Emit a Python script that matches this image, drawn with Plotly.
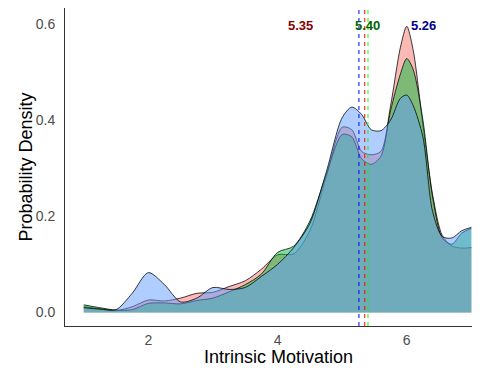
import plotly.graph_objects as go

# Kernel density estimates of intrinsic motivation for three groups
x_grid = [1.0, 1.25, 1.5, 1.75, 2.0, 2.25, 2.5, 2.75, 3.0, 3.25, 3.5, 3.75, 4.0, 4.25,
          4.5, 4.75, 5.0, 5.15, 5.3, 5.45, 5.6, 5.75, 5.9, 6.0, 6.1, 6.25, 6.4, 6.55,
          6.7, 6.85, 7.0]

dens_red = [0.012, 0.008, 0.004, 0.012, 0.026, 0.024, 0.030, 0.040, 0.042, 0.054, 0.066,
            0.090, 0.120, 0.122, 0.170, 0.280, 0.385, 0.380, 0.335, 0.328, 0.335, 0.430,
            0.550, 0.595, 0.545, 0.390, 0.245, 0.160, 0.138, 0.134, 0.135]

dens_green = [0.016, 0.010, 0.005, 0.006, 0.019, 0.020, 0.018, 0.025, 0.030, 0.043, 0.058,
              0.080, 0.125, 0.138, 0.190, 0.285, 0.370, 0.365, 0.320, 0.308, 0.325, 0.420,
              0.495, 0.528, 0.505, 0.400, 0.240, 0.155, 0.142, 0.165, 0.175]

dens_blue = [0.010, 0.007, 0.006, 0.040, 0.083, 0.058, 0.022, 0.030, 0.052, 0.048, 0.052,
             0.075, 0.100, 0.135, 0.185, 0.290, 0.405, 0.427, 0.412, 0.380, 0.378, 0.400,
             0.445, 0.452, 0.430, 0.365, 0.210, 0.158, 0.155, 0.170, 0.177]

# Group means
mean_red = 5.35
mean_green = 5.40
mean_blue = 5.26

fills = [
    (dens_red, "rgba(248,118,109,0.5)"),
    (dens_green, "rgba(0,186,56,0.5)"),
    (dens_blue, "rgba(97,156,255,0.5)"),
]

fig = go.Figure()
for dens, fc in fills:
    fig.add_trace(go.Scatter(
        x=x_grid, y=dens, mode="lines", fill="tozeroy", fillcolor=fc,
        line=dict(color="rgba(0,0,0,0.85)", width=0.9, shape="spline", smoothing=0.8),
        hoverinfo="skip", showlegend=False,
    ))

# Dashed mean lines
for m, col in [(mean_blue, "#0000FF"), (mean_red, "#FF0000"), (mean_green, "#00FF00")]:
    fig.add_shape(type="line", xref="x", yref="paper", x0=m, x1=m, y0=0, y1=1,
                  line=dict(color=col, width=1, dash="4px,4px"), layer="above")

# Mean labels
for m, off, col in [(mean_red, -1.0, "#8B0000"), (mean_green, 0.0, "#006400"),
                    (mean_blue, 1.0, "#00008B")]:
    fig.add_annotation(x=m + off, y=0.596, xref="x", yref="y", text=f"<b>{m:.2f}</b>",
                       showarrow=False, font=dict(size=13, color=col,
                                                  family="Liberation Sans, Arial"))

# Axis titles (positioned relative to the 407 x 318 px panel)
fig.add_annotation(text="Intrinsic Motivation", showarrow=False,
                   xref="paper", yref="paper", x=0.525, y=-(358 - 326.7) / 318.4,
                   xanchor="center", yanchor="middle",
                   font=dict(size=18, color="black"))
fig.add_annotation(text="Probability Density", textangle=-90, showarrow=False,
                   xref="paper", yref="paper", x=-(65 - 25.5) / 407, y=0.5,
                   xanchor="center", yanchor="middle",
                   font=dict(size=18, color="black"))

fig.update_layout(
    width=481, height=370,
    margin=dict(l=65, r=9, t=8, b=44),
    paper_bgcolor="white", plot_bgcolor="white",
    font=dict(family="Liberation Sans, Arial", color="#4D4D4D", size=14),
    xaxis=dict(range=[0.71, 7.01], tickvals=[2, 4, 6], ticktext=["2", "4", "6"],
               showgrid=False, zeroline=False, showline=True, linecolor="#333333",
               linewidth=1, ticks="", ticklabelstandoff=1),
    yaxis=dict(range=[-0.028, 0.633], tickvals=[0, 0.2, 0.4, 0.6],
               ticktext=["0.0", "0.2", "0.4", "0.6"], showgrid=False, zeroline=False,
               showline=True, linecolor="#333333", linewidth=1, ticks="",
               ticklabelstandoff=6),
)

fig.write_html("out.html")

————————

- **GIVEN INSTRUCTION**
Without the pictures, return the listing above from its first line through the line that has "0.495, 0.528, 0.505, 0.400, 0.240, 0.155, 0.142, 0.165, 0.175]".

- **SOLUTION TO THIS TASK**
Emit a Python script that matches this image, drawn with Plotly.
import plotly.graph_objects as go

# Kernel density estimates of intrinsic motivation for three groups
x_grid = [1.0, 1.25, 1.5, 1.75, 2.0, 2.25, 2.5, 2.75, 3.0, 3.25, 3.5, 3.75, 4.0, 4.25,
          4.5, 4.75, 5.0, 5.15, 5.3, 5.45, 5.6, 5.75, 5.9, 6.0, 6.1, 6.25, 6.4, 6.55,
          6.7, 6.85, 7.0]

dens_red = [0.012, 0.008, 0.004, 0.012, 0.026, 0.024, 0.030, 0.040, 0.042, 0.054, 0.066,
            0.090, 0.120, 0.122, 0.170, 0.280, 0.385, 0.380, 0.335, 0.328, 0.335, 0.430,
            0.550, 0.595, 0.545, 0.390, 0.245, 0.160, 0.138, 0.134, 0.135]

dens_green = [0.016, 0.010, 0.005, 0.006, 0.019, 0.020, 0.018, 0.025, 0.030, 0.043, 0.058,
              0.080, 0.125, 0.138, 0.190, 0.285, 0.370, 0.365, 0.320, 0.308, 0.325, 0.420,
              0.495, 0.528, 0.505, 0.400, 0.240, 0.155, 0.142, 0.165, 0.175]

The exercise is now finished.